169 - “...should be strictly higher…”

219 - “Described”

Case Study

While still valuable, the generalisation of conclusions based on a simulation using data for a single month is questionable. If possible, simulate with data for a larger period, at least a handful of months

Author Response

Please see the attachment.

Author Response File: Author Response.pdf

Reviewer 2 Report

Comments and Suggestions for Authors

Given the significant academic value of research on energy scheduling and battery health assessment learning systems based on sustainable demand response, the authors propose an energy management system for microgrid scenarios and design a battery health monitoring module. Furthermore, based on demand response, a new scheme for Real-Time Pricing (RTP) is put forward, along with a Q-learning algorithm based on reinforcement learning. Specifically, this paper presents the DR-RQL system, which combines Long Short-Term Memory (LSTM) with reinforcement learning to address microgrid uncertainties. It realizes energy scheduling and battery health estimation, optimizes scheduling strategies by predicting electricity prices and demands, improves operational profits, and extends battery life. Empirical results show that it outperforms various benchmark algorithms. However, the paper still has the following shortcomings:

1. The LSTM module in the paper is used for electricity price and demand prediction. Although its performance is evaluated by Mean Absolute Error (MAE), the preprocessing process of input data is not elaborated.

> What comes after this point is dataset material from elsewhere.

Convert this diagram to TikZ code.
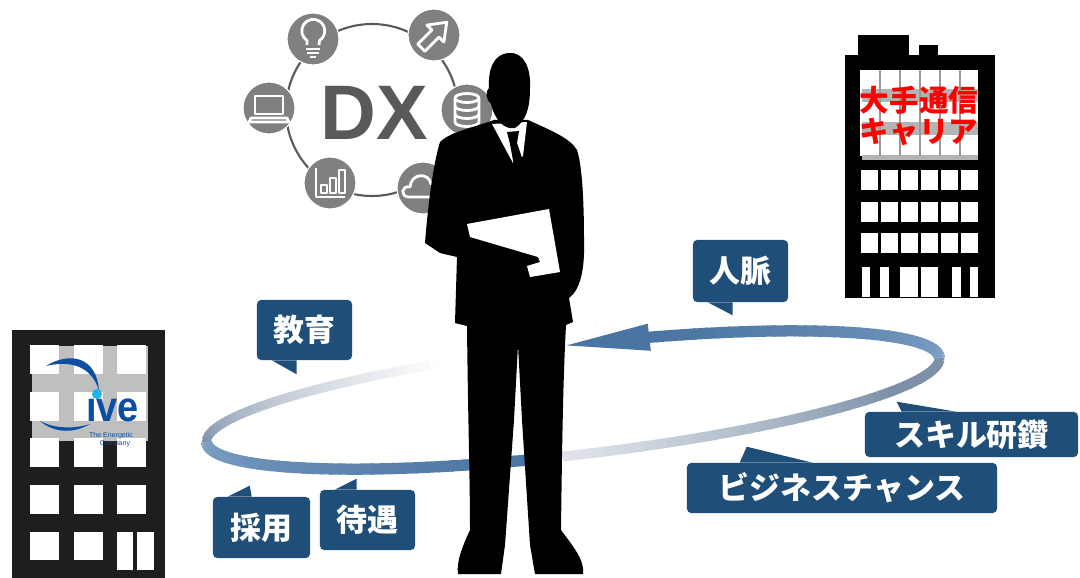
\documentclass[tikz,border=0pt]{standalone}
\usepackage{fontspec}
\newfontfamily\jpfont{Noto Sans CJK JP}
\newfontfamily\arialfont{Liberation Sans}
\usepackage{tikz}
\usetikzlibrary{positioning,calc}
\definecolor{bubbleblue}{HTML}{1F4E79}
\definecolor{ribbondark}{HTML}{4A74A2}
\definecolor{ribbonlight}{HTML}{7FA1C5}
\definecolor{ribbongray}{HTML}{7D90A8}
\definecolor{dxgray}{HTML}{595959}
\definecolor{icongray}{HTML}{808080}
\definecolor{logoblue}{HTML}{0B4EA2}
\definecolor{logocyan}{HTML}{1EB4E6}
\definecolor{bandgray}{HTML}{B4B4B4}
\definecolor{darkwall}{HTML}{1E1E1E}
\tikzset{bubble/.style={fill=bubbleblue,rounded corners=3pt,text=white,inner sep=0pt,
  font=\jpfont\bfseries\fontsize{22}{22}\selectfont},
  icon node/.style={circle,fill=icongray,draw=white,line width=0.8pt,
  minimum size=1.3cm,inner sep=0pt},
  icon line/.style={draw=white,line width=2pt,line join=round},
  window/.style={fill=white},
  ribbon/.style={line width=#1,line cap=butt}}

\begin{document}
\begin{tikzpicture}[x=0.025cm,y=-0.025cm]
\useasboundingbox (0,0) rectangle (1080,578);

% DX ring with its six icons
\draw[dxgray,line width=1.5pt] (372,110) circle[radius=86];
\node[icon node] (bulb) at (313,39) {};
\node[icon node] (growth) at (434,35) {};
\node[icon node] (laptop) at (269,108) {};
\node[icon node] (database) at (467,110) {};
\node[icon node] (chart) at (330,183) {};
\node[icon node] (cloud) at (423,188) {};

\begin{scope}[shift={(bulb)}]
  \draw[icon line] (-6,6) -- (-6,1.5) arc[start angle=123,end angle=417,radius=11.5] -- (6,6);
  \draw[icon line] (-7,10) -- (7,10) (-6,14) -- (6,14) (-3,18) -- (3,18);
\end{scope}
\begin{scope}[shift={(growth)},rotate=45]
  \draw[icon line] (-18,-5) -- (2,-5) -- (2,-12) -- (18,0) -- (2,12) -- (2,5) -- (-18,5) -- cycle;
\end{scope}
\begin{scope}[shift={(laptop)}]
  \draw[icon line] (-14,-12) rectangle (14,6);
  \draw[icon line] (-18,10) -- (18,10) -- (20,14) -- (-20,14) -- cycle;
\end{scope}
\begin{scope}[shift={(database)}]
  \draw[icon line] (0,-12) ellipse[x radius=12,y radius=4.5];
  \draw[icon line] (-12,-12) -- (-12,12) arc[start angle=180,end angle=0,x radius=12,y radius=4.5] -- (12,-12);
  \draw[icon line] (-12,-4) arc[start angle=180,end angle=0,x radius=12,y radius=4.5];
  \draw[icon line] (-12,4) arc[start angle=180,end angle=0,x radius=12,y radius=4.5];
\end{scope}
\begin{scope}[shift={(chart)}]
  \draw[icon line] (-14,-15) -- (-14,14) -- (15,14);
  \draw[icon line] (-9,2) rectangle (-3,10) (0,-5) rectangle (6,10) (9,-13) rectangle (15,10);
\end{scope}
\begin{scope}[shift={(cloud)}]
  \draw[icon line] (-14,9) .. controls (-23,9) and (-22,-3) .. (-13,-1)
    .. controls (-12,-15) and (6,-16) .. (8,-4) .. controls (18,-7) and (20,9) .. (13,9) -- cycle;
\end{scope}
\node[dxgray,font=\arialfont\bfseries\fontsize{55}{55}\selectfont] (dx) at (374,113) {DX};

% the loop round the man
\begin{scope}[shift={(573,400)},rotate=6.6]
  \foreach \t in {180,182,...,250}{
    \pgfmathtruncatemacro\f{max(0,100-100*(\t-180)/70)}
    \draw[ribbon=6.5pt,draw=ribbongray!\f!white] (\t:369 and 55) -- (\t+2.6:369 and 55);
  }
  \foreach \t in {0,2,...,90}{
    \pgfmathtruncatemacro\f{min(100,25+75*(90-\t)/60)}
    \draw[ribbon=7pt,draw=ribbongray!\f!white] (\t:369 and 55) -- (\t+2.6:369 and 55);
  }
  \foreach \t in {96,98,...,178}{
    \pgfmathtruncatemacro\f{100*(\t-96)/84}
    \draw[ribbon=8pt,draw=ribbonlight!\f!ribbondark] (\t:369 and 55) -- (\t+2.6:369 and 55);
  }
  \foreach \t in {282,284,...,358}{
    \pgfmathtruncatemacro\f{100*(\t-282)/78}
    \draw[ribbon=8pt,draw=ribbonlight!\f!ribbondark] (\t:369 and 55) -- (\t+2.6:369 and 55);
  }
  \fill[ribbondark] (270:369 and 55) -- (283:369 and 41) -- (283:369 and 69) -- cycle;
\end{scope}

% man
\fill (494,120) .. controls (472,128) and (450,132) .. (440,142)
  .. controls (433,165) and (428,205) .. (425,243)
  -- (440,253) -- (457,257) -- (455,323) -- (467,326)
  .. controls (468,420) and (470,480) .. (470,530)
  .. controls (463,545) and (456,562) .. (458,574) -- (501,574) -- (505,545)
  -- (514,420) -- (518,345) -- (522,420) -- (530,545)
  -- (535,574) -- (583,574) .. controls (585,560) and (572,545) .. (561,530)
  .. controls (562,450) and (563,380) .. (566,325) -- (573,322)
  -- (569,298) .. controls (580,290) and (585,270) .. (584,240)
  .. controls (584,200) and (582,165) .. (577,150)
  .. controls (570,138) and (550,130) .. (528,120) -- cycle;
\fill[white] (492,124) -- (527,122) -- (523,156) -- (513,163) -- cycle;
\fill (507,132) -- (519,131) -- (517,143) -- (522,158) -- (514,166) -- (510,144) -- cycle;
\fill (509,53) .. controls (524,52) and (531,68) .. (530,88)
  .. controls (530,108) and (526,121) .. (515,128)
  .. controls (504,130) and (495,120) .. (491,104)
  .. controls (486,100) and (485,91) .. (489,88)
  .. controls (488,68) and (494,54) .. (509,53) -- cycle;
\fill[white] (467,224) -- (549,209) -- (560,272) -- (530,277) -- (527,266)
  -- (540,262) -- (538,257) -- (470,237) -- cycle;

% small office
\fill[darkwall] (12,330) rectangle (165,578);
\fill[black!25] (32,346) rectangle (148,441);
\foreach \x in {30,74,117}
  \foreach \y in {345,392,438,485}
    \fill[window] (\x,\y) rectangle ++(29,29);
\foreach \x in {30,74}
  \fill[window] (\x,532) rectangle ++(29,28);
\fill[window] (117,532) rectangle (133,570);
\fill[window] (137,532) rectangle (154,570);
\fill[logoblue] (46,366) .. controls (70,351) and (97,357) .. (99,391)
  .. controls (92,366) and (70,360) .. (46,366) -- cycle;
\fill[logoblue] (40,421) .. controls (55,434) and (75,433) .. (90,424)
  .. controls (75,429) and (55,429) .. (40,421) -- cycle;
\fill[logocyan] (97,394) circle[radius=5];
\node[logoblue,anchor=west,inner sep=0pt,xscale=0.9,
  font=\arialfont\bfseries\fontsize{30}{30}\selectfont] (ive) at (86,410) {ıve};
\node[logoblue,inner sep=0pt,font=\arialfont\fontsize{5}{5}\selectfont] (energetic) at (111,436) {The Energetic};
\node[logoblue,inner sep=0pt,font=\arialfont\fontsize{5}{5}\selectfont] (company) at (115,444) {Company};

% carrier tower
\fill (845,55) rectangle (995,298);
\fill (858,35) rectangle (909,56);
\fill (919,45) rectangle (938,56);
\fill[white] (860,70) rectangle (978,156);
\fill[bandgray] (862,89) rectangle (978,102);
\fill[bandgray] (862,122) rectangle (978,135);
\fill[bandgray] (862,155) rectangle (978,160);
\foreach \x in {880,900,920,940,960}
  \draw[black!40,line width=1.2pt] (\x,70) -- (\x,156);
\foreach \x in {861,881,...,961}
  \foreach \y in {170,202,233}
    \fill[window] (\x,\y) rectangle ++(17,20);
\foreach \a/\b in {862/870,880/889,900/918,921/938,952/961,970/978}
  \fill[window] (\a,267) rectangle (\b,297);
\node[text=red,align=center,inner sep=0pt,
  font=\jpfont\bfseries\fontsize{21}{22}\selectfont] (carrier) at (919,116) {大手通信\\キャリア};

% speech bubbles
\node[bubble,minimum width=2.375cm,minimum height=1.5cm] (kyoiku) at (304.5,330) {教育};
\fill[bubbleblue] ([xshift=0.375cm]kyoiku.south west) -- ++(25,0) -- ++(0,14) -- cycle;
\node[bubble,minimum width=2.425cm,minimum height=1.525cm] (saiyo) at (261.5,527.5) {採用};
\fill[bubbleblue] ([xshift=0.375cm]saiyo.north west) -- ++(24,0) -- ++(-2,-11) -- cycle;
\node[bubble,minimum width=2.375cm,minimum height=1.5cm] (taigu) at (367.5,520) {待遇};
\fill[bubbleblue] ([xshift=0.375cm]taigu.north west) -- ++(22,0) -- ++(0,-11) -- cycle;
\node[bubble,minimum width=2.375cm,minimum height=1.55cm] (jinmyaku) at (740.5,271) {人脈};
\fill[bubbleblue] ([xshift=0.375cm]jinmyaku.south west) -- ++(25,0) -- ++(0,13) -- cycle;
\node[bubble,minimum width=5.325cm,minimum height=1.125cm] (kenshu) at (971.5,434.5) {スキル研鑽};
\fill[bubbleblue] ([xshift=0.925cm]kenshu.north west) -- ++(55,0) -- ++(-60,-10) -- cycle;
\node[bubble,minimum width=7.75cm,minimum height=1.25cm] (chance) at (842,488) {ビジネスチャンス};
\fill[bubbleblue] ([xshift=1.325cm]chance.north west) -- ++(73,0) -- ++(-66,-16) -- cycle;
\end{tikzpicture}
\end{document}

The lack of description of this link may affect model reproducibility. It is recommended to supplement the necessary and appropriate data preprocessing steps and parameter settings.

2. The battery health model only emphasizes the impact of cycle aging on battery degradation. Although it is mentioned that the impact of calendar aging is relatively small, no quantitative analysis data of calendar aging is provided, which cannot fully support the conclusion that "calendar aging can be ignored". It is recommended to supplement more robust supporting evidence.

3. The paper points out that DR-RQL improves operational profits by 5.04%-17.31% compared with benchmark algorithms, but it does not split the core sources of profit improvement (such as the contribution of improved LSTM prediction accuracy and the contribution of optimized RQL scheduling strategies). Is it possible to provide or conduct a sub-item attribution analysis of profit improvement?

4. The manuscript does not test the adaptability of the algorithm under different microgrid scales (such as small communities and medium-sized parks). Is it possible to supplement relevant scale scenario experiments to verify the algorithm's universality? If not, it should be indicated in the paper.

5. The research does not specify the hardware environment for model training (such as CPU/GPU model), which affects experimental reproducibility. It is recommended to supplement relevant hardware information.

6. The experiment adopts 48 time slots (30 minutes each) for scheduling, and does not test the impact of different time granularities such as 15 minutes and 1 hour on the accuracy of scheduling decisions (such as the timeliness of capturing peak-valley electricity prices) and system profits. It is recommended to supplement multi-time granularity comparison experiments.

Author Response

Please see the attachment.

Author Response File: Author Response.pdf

Reviewer 3 Report

Comments and Suggestions for Authors

This work proposes a microgrid energy scheduling and battery health management method (DR-RQL) based on demand response (DR) and reinforcement learning (RL), which integrates LSTM for electricity price and load forecasting and introduces a stochastic greedy strategy to enhance exploration efficiency. The research problem is of practical significance, the methodology is well-designed, and the experimental results demonstrate significant performance improvements compared to various baseline methods. However, there are shortcomings in the clear formulation of the problem modeling, comparison with recent related works, detailed description of the experimental setup, and the reproducibility of the code and data. Specific comments are as follows:

  1. The authors describe optimization problem P1 as NP-hard and transform it into an MDP, but they do not sufficiently explain why the problem is NP-hard, nor do they provide theoretical justification or prior validation for the design of the state and action spaces in the MDP. Please supplement with relevant explanations or references.
  2. Although some related studies are cited, a comprehensive comparison with recent deep reinforcement learning-based methods (such as DDPG and PPO) for microgrid scheduling is lacking. Please include a comparative analysis with these advanced methods to highlight the advantages of the proposed approach.
  3. The manuscriptnotes that the LSTM exhibits lag in electricity price forecasting but does not analyze the underlying causes or propose improvement strategies. Have the authors considered incorporating attention mechanisms or more advanced temporal models (e.g., Transformer) to enhance prediction accuracy?
  4. Hyperparameters in the reinforcement learning algorithm (e.g., learning rate α=0.001, discount factor γ=0.95) are critical to performance. Please clarify whether these parameters were set via grid search, empirical experience, or references to other literature, and provide a brief sensitivity analysis.

Author Response

Please see the attachment.

Author Response File: Author Response.pdf

Round 2

Reviewer 2 Report

Comments and Suggestions for Authors

The revised paper has undergone detailed revisions to the review comments. The overall coherence and visual clarity of the paper have been enhanced.